Purpose To evaluate the clinical utility of a vision-language model (VLM)-based artificial intelligence (AI) model as a screening tool for preoperative chest radiographs, focusing on its potential to reliably identify patients who do not require further clinical evaluation.
Methods and Materials The study was conducted using 1,689 preoperative chest radiographs from the CheXpert Plus dataset, which is a publicly available collection of chest radiographs with radiology reports, specifically selecting posteroanterior (PA) and anteroposterior (AP) views with an indication of preoperative evaluation. The VLM-based AI model was developed to compute similarity scores between chest radiographs and textual descriptions, such as findings and impressions, presented as numeric values. The AI model used in this study is capable of identifying 17 findings requiring further preoperative clinical evaluation, including pneumothorax, mediastinal widening, lung opacity, and others. For each finding, thresholds maximizing the F2 score were determined using separate public and private validation sets; the private set was collected under Institutional Review Board (IRB) approval. Performance metrics, including sensitivity, specificity, accuracy, positive likelihood ratio (PLR), and negative likelihood ratio (NLR), were computed with 95% confidence intervals.
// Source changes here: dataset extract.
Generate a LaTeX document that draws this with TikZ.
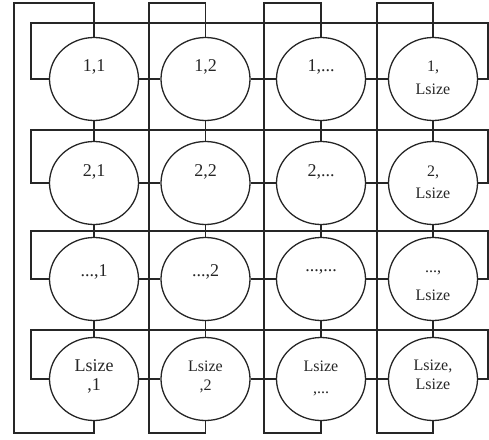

Results A total of 1,689 chest radiographs (54% males; mean age, 60.8 ± 17.3 years) were analyzed. Among them, 467 (27.6%) were negative reports with no findings corresponding to the predefined findings, while 1,222 (72.3%) were positive reports based on the presence of at least one relevant finding. The AI model demonstrated 90.5% sensitivity (95% CI: 89.1-91.9%), 52.9% specificity (95% CI: 50.5-55.3%), 80.1% accuracy (95% CI: 78.2-82.0%), 1.92 PLR (95% CI: 1.89-1.95), and 0.18 NLR (95% CI: 0.15-0.21).
Conclusions The AI model’s high sensitivity and favorable NLR indicate that its negative predictions can be reliably trusted for preoperative screening. However, low specificity and low PLR indicate that positive predictions may not be fully reliable. Further study is needed to demonstrate the clinical utility of physician decision-making when assisted by the AI model.
Clinical Relevance Statement This VLM-based AI model can aid in streamlining preoperative assessments by reliably identifying cases that do not require further workup, thereby reducing the burden on radiologists.